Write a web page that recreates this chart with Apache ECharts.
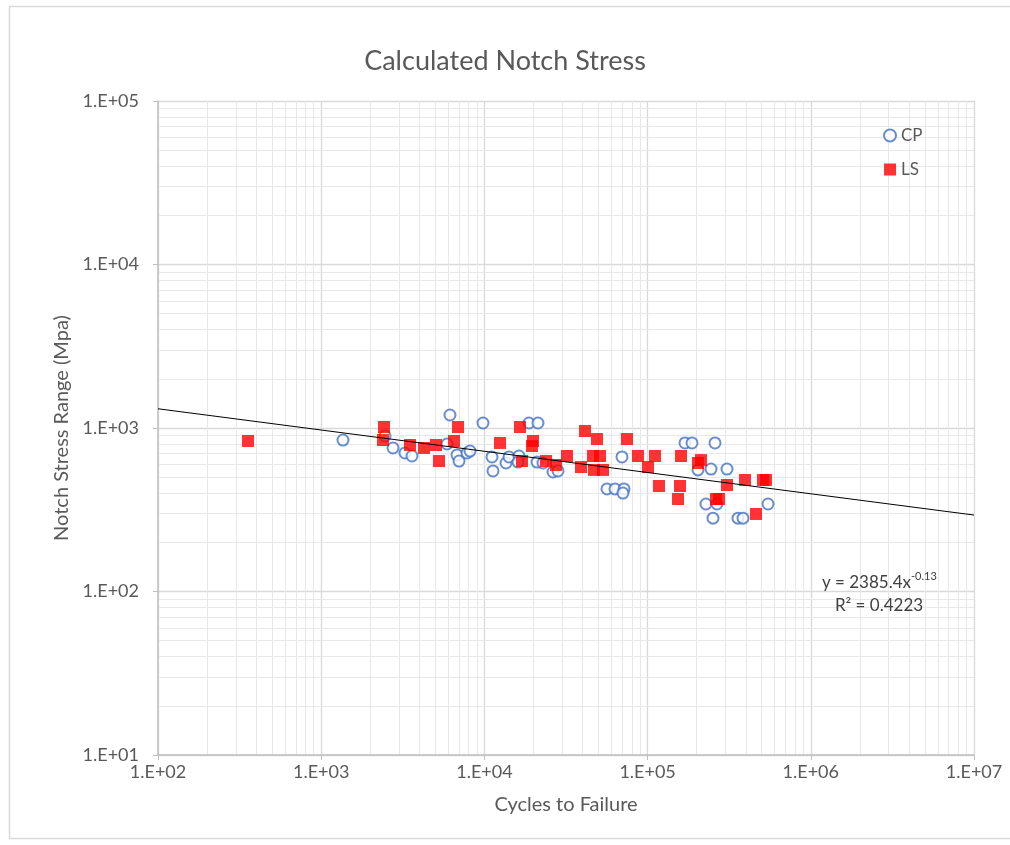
<!DOCTYPE html>
<html>
<head>
<meta charset="utf-8">
<script src="https://cdn.jsdelivr.net/npm/echarts@6/dist/echarts.min.js"></script>
<style>html,body{margin:0;padding:0;background:#fff}#c{width:1010px;height:845px}</style>
</head>
<body>
<div id="c"></div>
<script>
// ---- data ----
const cpCycles = [1360,2459,2754,3262,3601,6153,5901,6795,6990,7824,8163,9804,11134,11290,13565,14148,16293,16069,18758,21301,21004,22865,26330,28248,69661,56388,63126,71690,70654,169500,187100,258800,203600,244600,306600,227900,266200,251600,358000,384200,546800];
const cpStress = [844,894,755,703,674,1201,798,684,628,703,723,1073,665,546,611,665,674,619,1073,1073,619,611,538,546,665,424,424,424,400,810,810,810,554,561,561,343,343,281,281,281,343];
const lsCycles = [356,2425,2391,3501,4266,5051,5271,6510,6889,12463,16520,19851,19573,16995,23851,27466,32080,39085,41345,48978,46289,51089,46951,53294,74780,87340,100580,110990,117490,157900,153600,160200,203600,212400,262500,273900,306600,395300,509400,531400,461500];
const lsStress = [833,1014,844,787,755,787,628,833,1014,810,1014,833,776,628,628,594,674,577,959,856,674,674,554,554,856,674,577,674,442,442,368,674,611,636,368,368,448,481,481,481,298];
const trendCoef = [2385.4, -0.13];   // y = a * x^b
const trendR2 = 0.4223;
const xRange = [100, 10000000];
const yRange = [10, 100000];
const xTickLabels = ['1.E+02','1.E+03','1.E+04','1.E+05','1.E+06','1.E+07'];
const yTickLabels = ['1.E+01','1.E+02','1.E+03','1.E+04','1.E+05'];

// ---- build ----
const cpData = cpCycles.map((x,i)=>[x,cpStress[i]]);
const lsData = lsCycles.map((x,i)=>[x,lsStress[i]]);
const trendData = xRange.map(x=>[x, trendCoef[0]*Math.pow(x,trendCoef[1])]);
function minorVals(lo,hi){const out=[];for(let d=lo;d<hi;d*=10){for(let k=2;k<=9;k++)out.push(d*k);}return out;}
const xMinor = minorVals(xRange[0],xRange[1]).map(v=>({xAxis:v}));
const yMinor = minorVals(yRange[0],yRange[1]).map(v=>({yAxis:v}));
const fmtX = v=>xTickLabels[Math.round(Math.log10(v))-2] || '';
const fmtY = v=>yTickLabels[Math.round(Math.log10(v))-1] || '';
const FONT = 'Lato';
const grey = '#595959';
const cpStyle = {color:'#fff',borderColor:'#4472c4',borderWidth:2,borderType:'solid'};
const lsStyle = {color:'#ff0000',borderWidth:0};
const labelStyle = {fontFamily:FONT,fontSize:18,color:grey};
const minorLine = {silent:true,symbol:'none',animation:false,z:0,zlevel:0,label:{show:false},
  emphasis:{disabled:true},lineStyle:{color:'#e8e8e8',width:1,type:'solid'}};

const chart = echarts.init(document.getElementById('c'), null, {renderer:'canvas'});
chart.setOption({
  animation:false,
  backgroundColor:'#fff',
  textStyle:{fontFamily:FONT},
  title:{text:'Calculated Notch Stress',left:'center',top:43,
    textStyle:{fontFamily:FONT,fontSize:27,fontWeight:'normal',color:grey}},
  grid:{left:158,top:101,width:816,height:654,containLabel:false},
  legend:{orient:'vertical',left:878,top:122,itemGap:17,itemWidth:12,itemHeight:12,z:20,
    textStyle:{fontFamily:FONT,fontSize:17,color:grey},
    data:[{name:'CP',icon:'circle',itemStyle:cpStyle},{name:'LS',icon:'rect',itemStyle:lsStyle}]},
  xAxis:{type:'log',logBase:10,min:xRange[0],max:xRange[1],
    name:'Cycles to Failure',nameLocation:'middle',nameGap:40,
    nameTextStyle:{fontFamily:FONT,fontSize:20,color:grey},
    axisLine:{show:true,lineStyle:{color:'#bfbfbf',width:1.5}},
    axisTick:{show:true,length:5,lineStyle:{color:'#bfbfbf'}},
    axisLabel:Object.assign({formatter:fmtX,margin:8},labelStyle),
    splitLine:{show:true,lineStyle:{color:'#d9d9d9',width:1.3}},
    minorTick:{show:false},minorSplitLine:{show:false}},
  yAxis:{type:'log',logBase:10,min:yRange[0],max:yRange[1],
    name:'Notch Stress Range (Mpa)',nameLocation:'middle',nameGap:85,
    nameTextStyle:{fontFamily:FONT,fontSize:20,color:grey},
    axisLine:{show:true,lineStyle:{color:'#bfbfbf',width:1.5}},
    axisTick:{show:true,length:5,lineStyle:{color:'#bfbfbf'}},
    axisLabel:Object.assign({formatter:fmtY,margin:19},labelStyle),
    splitLine:{show:true,lineStyle:{color:'#d9d9d9',width:1.3}},
    minorTick:{show:false},minorSplitLine:{show:false}},
  series:[
    {name:'minorX',type:'line',data:[],z:0,silent:true,
      markLine:Object.assign({data:xMinor},minorLine)},
    {name:'minorY',type:'line',data:[],z:0,silent:true,
      markLine:Object.assign({data:yMinor},minorLine)},
    {name:'CP',type:'scatter',data:cpData,symbol:'circle',symbolSize:11,z:7,
      itemStyle:cpStyle},
    {name:'LS',type:'scatter',data:lsData,symbol:'rect',symbolSize:12,z:8,
      itemStyle:lsStyle},
    {name:'trend',type:'line',data:trendData,showSymbol:false,symbol:'none',z:9,
      lineStyle:{color:'#000',width:1},silent:true}
  ],
  graphic:[
    {type:'rect',shape:{x:9.5,y:6.5,width:1010,height:832},z:-10,
      style:{fill:null,stroke:'#d9d9d9',lineWidth:1.5},silent:true},
    {type:'text',x:911,y:591,z:10,
      style:{text:'y = '+trendCoef[0].toFixed(1)+'x',align:'right',verticalAlign:'bottom',
        fontFamily:FONT,fontSize:17,fill:'#404040'}},
    {type:'text',x:911,y:571,z:10,
      style:{text:trendCoef[1].toFixed(2),align:'left',verticalAlign:'top',
        fontFamily:FONT,fontSize:11,fill:'#404040'}},
    {type:'text',x:879,y:606,z:10,
      style:{text:'R² = '+trendR2.toFixed(4),align:'center',verticalAlign:'middle',
        fontFamily:FONT,fontSize:17,fill:'#404040'}}
  ]
});
</script>
</body>
</html>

----

_EXERCISE OBJECTIVE_
Copy all the data exactly as written, but skip any picture.

_PROBLEM SOLUTION_
Write a web page that recreates this chart with Apache ECharts.
<!DOCTYPE html>
<html>
<head>
<meta charset="utf-8">
<script src="https://cdn.jsdelivr.net/npm/echarts@6/dist/echarts.min.js"></script>
<style>html,body{margin:0;padding:0;background:#fff}#c{width:1010px;height:845px}</style>
</head>
<body>
<div id="c"></div>
<script>
// ---- data ----
const cpCycles = [1360,2459,2754,3262,3601,6153,5901,6795,6990,7824,8163,9804,11134,11290,13565,14148,16293,16069,18758,21301,21004,22865,26330,28248,69661,56388,63126,71690,70654,169500,187100,258800,203600,244600,306600,227900,266200,251600,358000,384200,546800];
const cpStress = [844,894,755,703,674,1201,798,684,628,703,723,1073,665,546,611,665,674,619,1073,1073,619,611,538,546,665,424,424,424,400,810,810,810,554,561,561,343,343,281,281,281,343];
const lsCycles = [356,2425,2391,3501,4266,5051,5271,6510,6889,12463,16520,19851,19573,16995,23851,27466,32080,39085,41345,48978,46289,51089,46951,53294,74780,87340,100580,110990,117490,157900,153600,160200,203600,212400,262500,273900,306600,395300,509400,531400,461500];
const lsStress = [833,1014,844,787,755,787,628,833,1014,810,1014,833,776,628,628,594,674,577,959,856,674,674,554,554,856,674,577,674,442,442,368,674,611,636,368,368,448,481,481,481,298];
const trendCoef = [2385.4, -0.13];   // y = a * x^b
const trendR2 = 0.4223;
const xRange = [100, 10000000];
const yRange = [10, 100000];
const xTickLabels = ['1.E+02','1.E+03','1.E+04','1.E+05','1.E+06','1.E+07'];
const yTickLabels = ['1.E+01','1.E+02','1.E+03','1.E+04','1.E+05'];

// ---- build ----
const cpData = cpCycles.map((x,i)=>[x,cpStress[i]]);
const lsData = lsCycles.map((x,i)=>[x,lsStress[i]]);
const trendData = xRange.map(x=>[x, trendCoef[0]*Math.pow(x,trendCoef[1])]);
function minorVals(lo,hi){const out=[];for(let d=lo;d<hi;d*=10){for(let k=2;k<=9;k++)out.push(d*k);}return out;}
const xMinor = minorVals(xRange[0],xRange[1]).map(v=>({xAxis:v}));
const yMinor = minorVals(yRange[0],yRange[1]).map(v=>({yAxis:v}));
const fmtX = v=>xTickLabels[Math.round(Math.log10(v))-2] || '';
const fmtY = v=>yTickLabels[Math.round(Math.log10(v))-1] || '';
const FONT = 'Lato';
const grey = '#595959';
const cpStyle = {color:'#fff',borderColor:'#4472c4',borderWidth:2,borderType:'solid'};
const lsStyle = {color:'#ff0000',borderWidth:0};
const labelStyle = {fontFamily:FONT,fontSize:18,color:grey};
const minorLine = {silent:true,symbol:'none',animation:false,z:0,zlevel:0,label:{show:false},
  emphasis:{disabled:true},lineStyle:{color:'#e8e8e8',width:1,type:'solid'}};

const chart = echarts.init(document.getElementById('c'), null, {renderer:'canvas'});
chart.setOption({
  animation:false,
  backgroundColor:'#fff',
  textStyle:{fontFamily:FONT},
  title:{text:'Calculated Notch Stress',left:'center',top:43,
    textStyle:{fontFamily:FONT,fontSize:27,fontWeight:'normal',color:grey}},
  grid:{left:158,top:101,width:816,height:654,containLabel:false},
  legend:{orient:'vertical',left:878,top:122,itemGap:17,itemWidth:12,itemHeight:12,z:20,
    textStyle:{fontFamily:FONT,fontSize:17,color:grey},
    data:[{name:'CP',icon:'circle',itemStyle:cpStyle},{name:'LS',icon:'rect',itemStyle:lsStyle}]},
  xAxis:{type:'log',logBase:10,min:xRange[0],max:xRange[1],
    name:'Cycles to Failure',nameLocation:'middle',nameGap:40,
    nameTextStyle:{fontFamily:FONT,fontSize:20,color:grey},
    axisLine:{show:true,lineStyle:{color:'#bfbfbf',width:1.5}},
    axisTick:{show:true,length:5,lineStyle:{color:'#bfbfbf'}},
    axisLabel:Object.assign({formatter:fmtX,margin:8},labelStyle),
    splitLine:{show:true,lineStyle:{color:'#d9d9d9',width:1.3}},
    minorTick:{show:false},minorSplitLine:{show:false}},
  yAxis:{type:'log',logBase:10,min:yRange[0],max:yRange[1],
    name:'Notch Stress Range (Mpa)',nameLocation:'middle',nameGap:85,
    nameTextStyle:{fontFamily:FONT,fontSize:20,color:grey},
    axisLine:{show:true,lineStyle:{color:'#bfbfbf',width:1.5}},
    axisTick:{show:true,length:5,lineStyle:{color:'#bfbfbf'}},
    axisLabel:Object.assign({formatter:fmtY,margin:19},labelStyle),
    splitLine:{show:true,lineStyle:{color:'#d9d9d9',width:1.3}},
    minorTick:{show:false},minorSplitLine:{show:false}},
  series:[
    {name:'minorX',type:'line',data:[],z:0,silent:true,
      markLine:Object.assign({data:xMinor},minorLine)},
    {name:'minorY',type:'line',data:[],z:0,silent:true,
      markLine:Object.assign({data:yMinor},minorLine)},
    {name:'CP',type:'scatter',data:cpData,symbol:'circle',symbolSize:11,z:7,
      itemStyle:cpStyle},
    {name:'LS',type:'scatter',data:lsData,symbol:'rect',symbolSize:12,z:8,
      itemStyle:lsStyle},
    {name:'trend',type:'line',data:trendData,showSymbol:false,symbol:'none',z:9,
      lineStyle:{color:'#000',width:1},silent:true}
  ],
  graphic:[
    {type:'rect',shape:{x:9.5,y:6.5,width:1010,height:832},z:-10,
      style:{fill:null,stroke:'#d9d9d9',lineWidth:1.5},silent:true},
    {type:'text',x:911,y:591,z:10,
      style:{text:'y = '+trendCoef[0].toFixed(1)+'x',align:'right',verticalAlign:'bottom',
        fontFamily:FONT,fontSize:17,fill:'#404040'}},
    {type:'text',x:911,y:571,z:10,
      style:{text:trendCoef[1].toFixed(2),align:'left',verticalAlign:'top',
        fontFamily:FONT,fontSize:11,fill:'#404040'}},
    {type:'text',x:879,y:606,z:10,
      style:{text:'R² = '+trendR2.toFixed(4),align:'center',verticalAlign:'middle',
        fontFamily:FONT,fontSize:17,fill:'#404040'}}
  ]
});
</script>
</body>
</html>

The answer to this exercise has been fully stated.